Why the Move Matters Now
Activist investor Irenic Capital Management, which holds approximately 3% of Snap, had been pushing for exactly this kind of action, estimating the company could be worth at least $26.37 per share. The restructuring aligns with those demands and gives management a credible path toward the full-year 2026 target of exceeding 60% gross margin.
The consensus analyst target price sits at $7.87, well below BMO’s revised $15 target, meaning Pitz is staking out a notably bullish position relative to peers. With 31 Hold ratings versus 10 Buy ratings on the Street, there’s room for sentiment to shift meaningfully if execution holds.
What It Means for Your Portfolio
The restructuring and analyst upgrade together make a cleaner bull case than Snap has offered in years. Cutting 1,000 jobs and $500 million in annual costs while raising revenue guidance draws serious attention from growth-oriented investors.

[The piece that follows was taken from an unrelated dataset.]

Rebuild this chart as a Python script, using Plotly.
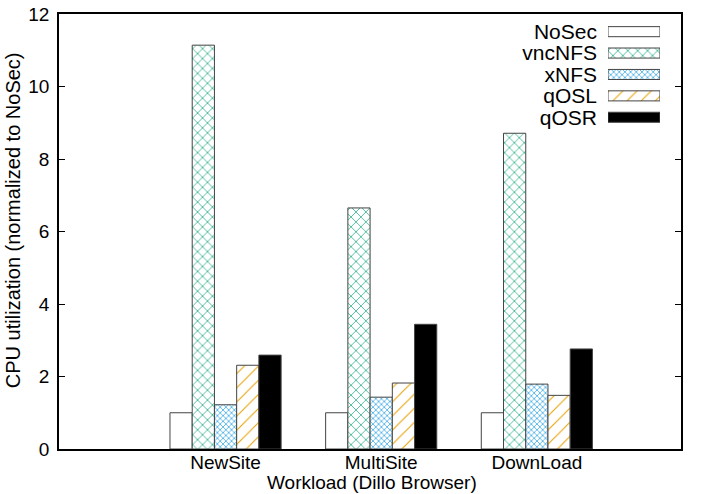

The risks are real. SNAP stock is down 26% year-to-date, the company carries an accumulated deficit of $13.1 billion, and the 52-week range of $3.81 to $10.41 tells you this is volatile. If you think Snap’s cost discipline is finally taking hold and its AR and AI investments can pay off, BMO’s upgrade warrants a closer look. If you need near-term profitability and stability, the full-year loss picture suggests patience remains the wiser posture.